I’m at the Association of Writing Programs’ annual convention (this year, it’s in Boston). This is the big professional organization for people affiliated with writing programs (which, by extension, has turned it into the big convention for writers of literary fiction in the U.S.)
It’s good. Kind of big. Twelve thousand people. Pretty much all of them are writers. And I know barely anyone. I’m here with almost all of the MFA fiction writers (and some of the poets, too), which definitely assuages some of the loneliness. But I still feel a bit on the outside. Obviously, as a student, I’m a bit low-status. But it’s more than that.
I’ve come to realize that, regardless of their states purpose, almost all gatherings—AA meetings, churches, meetings at offices, corporate retreats, concerts, protests, etc—are basically social scenes. There are a bunch of regulars, who have the most connections (mostly with each other) and power, and they basically organize the whole thing for their own benefit. They’re the ones who the gathering is for. And, because of that, when outsiders come in, they always feel a bit rejected and shut out.
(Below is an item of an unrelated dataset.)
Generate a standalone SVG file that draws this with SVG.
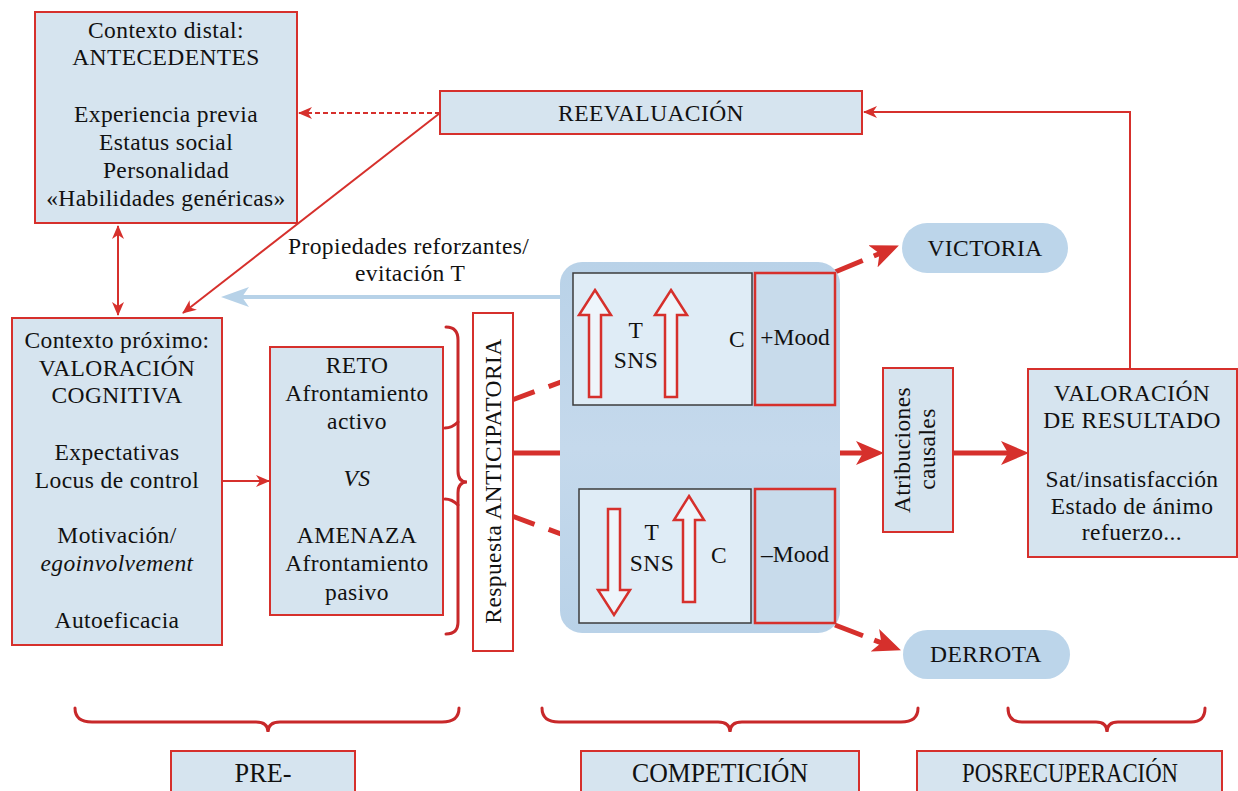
<svg xmlns="http://www.w3.org/2000/svg" width="1238" height="791" viewBox="0 0 1238 791">
<style>
text{font-family:"Liberation Serif","Times New Roman",serif;font-size:23.5px;fill:#111;letter-spacing:0.4px}
.m{text-anchor:middle}
.it{font-style:italic}
.box{fill:#d6e4ef;stroke:#d6302c;stroke-width:2}
.inner{fill:#dfecf6;stroke:#3c3c3c;stroke-width:1.5}
.mood{fill:#c8dbeb;stroke:#d6302c;stroke-width:2.5}
.pill{fill:#bcd5ea}
.hol{fill:#eef5fb;stroke:#d6302c;stroke-width:2.5;stroke-linejoin:miter}
.thin{fill:none;stroke:#d6302c;stroke-width:2}
.thick{fill:none;stroke:#d6302c;stroke-width:5}
.brace{fill:none;stroke:#c8282a;stroke-width:3;stroke-linecap:round}
.bot{font-size:27px;letter-spacing:0}
</style>
<defs>
<marker id="ah" markerUnits="userSpaceOnUse" markerWidth="14" markerHeight="12" refX="13" refY="6" orient="auto-start-reverse">
<path d="M0,0 L14,6 L0,12 L4,6 z" fill="#d6302c"/>
</marker>
<marker id="ahBig" markerUnits="userSpaceOnUse" markerWidth="28" markerHeight="24" refX="17" refY="12" orient="auto">
<path d="M0,0 L28,12 L0,24 L7,12 z" fill="#d6302c"/>
</marker>
<marker id="ahBlue" markerUnits="userSpaceOnUse" markerWidth="28" markerHeight="20" refX="16" refY="10" orient="auto">
<path d="M0,0 L28,10 L0,20 L7,10 z" fill="#b7d2e8"/>
</marker>
<linearGradient id="comp" x1="0" y1="0" x2="0" y2="1">
<stop offset="0" stop-color="#b9d2e8"/>
<stop offset="0.5" stop-color="#c5d9ec"/>
<stop offset="1" stop-color="#b9d2e8"/>
</linearGradient>
</defs>

<g id="connectors">
<line class="thin" x1="118" y1="226" x2="118" y2="315" marker-start="url(#ah)" marker-end="url(#ah)"/>
<line class="thin" x1="440" y1="113" x2="299" y2="113" stroke-dasharray="5 3" marker-end="url(#ah)"/>
<line class="thin" x1="440" y1="113" x2="183" y2="313" marker-end="url(#ah)"/>
<line x1="562" y1="297" x2="233" y2="297" stroke="#b7d2e8" stroke-width="4" marker-end="url(#ahBlue)"/>
<line class="thin" x1="222" y1="481" x2="269" y2="481" marker-end="url(#ah)"/>
<line class="thick" x1="512" y1="400" x2="580" y2="375" stroke-dasharray="24 15"/>
<line class="thick" x1="512" y1="453" x2="873" y2="453" marker-end="url(#ahBig)"/>
<line class="thick" x1="512" y1="516" x2="580" y2="541" stroke-dasharray="24 15"/>
<line class="thick" x1="953" y1="453" x2="1018" y2="453" marker-end="url(#ahBig)"/>
<polyline class="thin" points="1130,369 1130,112 864,112" marker-end="url(#ah)"/>
<line class="thick" x1="835" y1="272" x2="888.7" y2="249.8" stroke-dasharray="30 12" marker-end="url(#ahBig)"/>
<line class="thick" x1="835" y1="625" x2="890.7" y2="646.4" stroke-dasharray="30 12" marker-end="url(#ahBig)"/>
</g>

<g id="antecedentes">
<rect class="box" x="35" y="12" width="262" height="211"/>
<text class="m" x="166" y="38">Contexto distal:</text>
<text class="m" x="166" y="65">ANTECEDENTES</text>
<text class="m" x="166" y="122">Experiencia previa</text>
<text class="m" x="166" y="150">Estatus social</text>
<text class="m" x="166" y="178">Personalidad</text>
<text class="m" x="166" y="206">«Habilidades genéricas»</text>
</g>

<g id="reevaluacion">
<rect class="box" x="440" y="91" width="422" height="43"/>
<text class="m" x="651" y="121">REEVALUACIÓN</text>
</g>

<g id="propiedades-label">
<text x="288" y="254">Propiedades reforzantes/</text>
<text x="355" y="281">evitación T</text>
</g>

<g id="contexto-proximo">
<rect class="box" x="12" y="318" width="210" height="327"/>
<text class="m" x="117" y="348">Contexto próximo:</text>
<text class="m" x="117" y="376">VALORACIÓN</text>
<text class="m" x="117" y="403">COGNITIVA</text>
<text class="m" x="117" y="460">Expectativas</text>
<text class="m" x="117" y="488">Locus de control</text>
<text class="m" x="117" y="543">Motivación/</text>
<text class="m it" x="117" y="571">egoinvolvement</text>
<text class="m" x="117" y="628">Autoeficacia</text>
</g>

<g id="reto-amenaza">
<rect class="box" x="270" y="347" width="173" height="268"/>
<text class="m" x="357" y="373">RETO</text>
<text class="m" x="357" y="401">Afrontamiento</text>
<text class="m" x="357" y="429">activo</text>
<text class="m it" x="357" y="486">VS</text>
<text class="m" x="357" y="543">AMENAZA</text>
<text class="m" x="357" y="571">Afrontamiento</text>
<text class="m" x="357" y="600">pasivo</text>
</g>

<g id="brace-reto">
<path class="brace" d="M446,327 Q458,327 458,340 L458,471 Q458,482 467,482 Q458,482 458,493 L458,622 Q458,634 446,634"/>
<path class="brace" d="M445,428 Q452,428 458,422"/>
<path class="brace" d="M445,499 Q452,499 458,505"/>
</g>

<g id="respuesta-anticipatoria">
<rect x="473" y="313" width="40" height="338" fill="#ffffff" stroke="#d6302c" stroke-width="2"/>
<text class="m" transform="translate(501,481) rotate(-90)">Respuesta ANTICIPATORIA</text>
</g>

<g id="competicion">
<rect x="560" y="262" width="280" height="371" rx="22" fill="url(#comp)"/>
</g>

<g id="estado-victoria">
<rect class="inner" x="573" y="273" width="179" height="132"/>
<polygon class="hol" points="595,290 611,315 601,315 601,397 589,397 589,315 579,315"/>
<polygon class="hol" points="671,290 687,315 677,315 677,397 665,397 665,315 655,315"/>
<text class="m" x="636" y="338">T</text>
<text class="m" x="636" y="368">SNS</text>
<text class="m" x="737" y="347">C</text>
<rect class="mood" x="755" y="273" width="80" height="132"/>
<text class="m" x="795" y="345" style="letter-spacing:0">+Mood</text>
</g>

<g id="estado-derrota">
<rect class="inner" x="579" y="489" width="172" height="134"/>
<polygon class="hol" points="608,509 620,509 620,590 630,590 614,615 598,590 608,590"/>
<polygon class="hol" points="689,496 704,520 695,520 695,602 683,602 683,520 674,520"/>
<text class="m" x="652" y="540">T</text>
<text class="m" x="652" y="571">SNS</text>
<text class="m" x="719" y="563">C</text>
<rect class="mood" x="755" y="489" width="80" height="134"/>
<text class="m" x="795" y="562" style="letter-spacing:0">–Mood</text>
</g>

<g id="victoria">
<rect class="pill" x="902" y="223" width="166" height="50" rx="25"/>
<text class="m" x="985" y="256">VICTORIA</text>
</g>

<g id="derrota">
<rect class="pill" x="903" y="630" width="167" height="49" rx="24.5"/>
<text class="m" x="986" y="662">DERROTA</text>
</g>

<g id="atribuciones">
<rect class="box" x="883" y="368" width="70" height="164"/>
<text class="m" transform="translate(910,450) rotate(-90)">Atribuciones</text>
<text class="m" transform="translate(935,449) rotate(-90)">causales</text>
</g>

<g id="valoracion-resultado">
<rect class="box" x="1028" y="369" width="209" height="188"/>
<text class="m" x="1132" y="401">VALORACIÓN</text>
<text class="m" x="1132" y="428">DE RESULTADO</text>
<text class="m" x="1132" y="487">Sat/insatisfacción</text>
<text class="m" x="1132" y="514">Estado de ánimo</text>
<text class="m" x="1132" y="540">refuerzo...</text>
</g>

<g id="fases">
<path class="brace" d="M75,708 Q75,722 92,722 L256,722 Q268,722 268,732 Q268,722 280,722 L442,722 Q459,722 459,708"/>
<path class="brace" d="M542,708 Q542,722 559,722 L718,722 Q730,722 730,732 Q730,722 742,722 L901,722 Q918,722 918,708"/>
<path class="brace" d="M1008,708 Q1008,722 1022,722 L1096,722 Q1107,722 1107,732 Q1107,722 1118,722 L1191,722 Q1205,722 1205,708"/>
</g>

<g id="fase-pre">
<rect class="box" x="171" y="751" width="184" height="50"/>
<text class="m bot" x="263" y="782" textLength="57" lengthAdjust="spacingAndGlyphs">PRE-</text>
</g>
<g id="fase-competicion">
<rect class="box" x="581" y="751" width="278" height="50"/>
<text class="m bot" x="720" y="782" textLength="176" lengthAdjust="spacingAndGlyphs">COMPETICIÓN</text>
</g>
<g id="fase-posrecuperacion">
<rect class="box" x="917" y="751" width="305" height="50"/>
<text class="m bot" x="1070" y="782" textLength="216" lengthAdjust="spacingAndGlyphs">POSRECUPERACIÓN</text>
</g>
</svg>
The important thing for the outsider is just to realize that the left-out feeling is a normal thing that everyone has to go through when they try to break in. And you can try to be friendly and outgoing and that helps a bit, but, really, the moment when you start to fit in is this weird, invisible transition. You come back a few times and, suddenly, you recognize people in the halls. Your schedule fills up. You get invited to dinners and parties. You start only going to panels that your friends and acquaintances are on. You don’t know quite how it happens, but suddenly you’re part of the in-group.
I’ve experienced this process a bunch of times. I was part of my college’s newspaper staff and twice a year we’d have banquets. During my first few, I stood in a corner and was desperately lonely and really made no attempt to talk to people or anything. But during my last few, I had a lot of fun. My first few science fiction conventions were miserable and lonely experiences. My last few were significantly easier and more filled with, like, talking to people and having them talk back to me.
So yeah, I imagine that my fifth AWP will be a riot.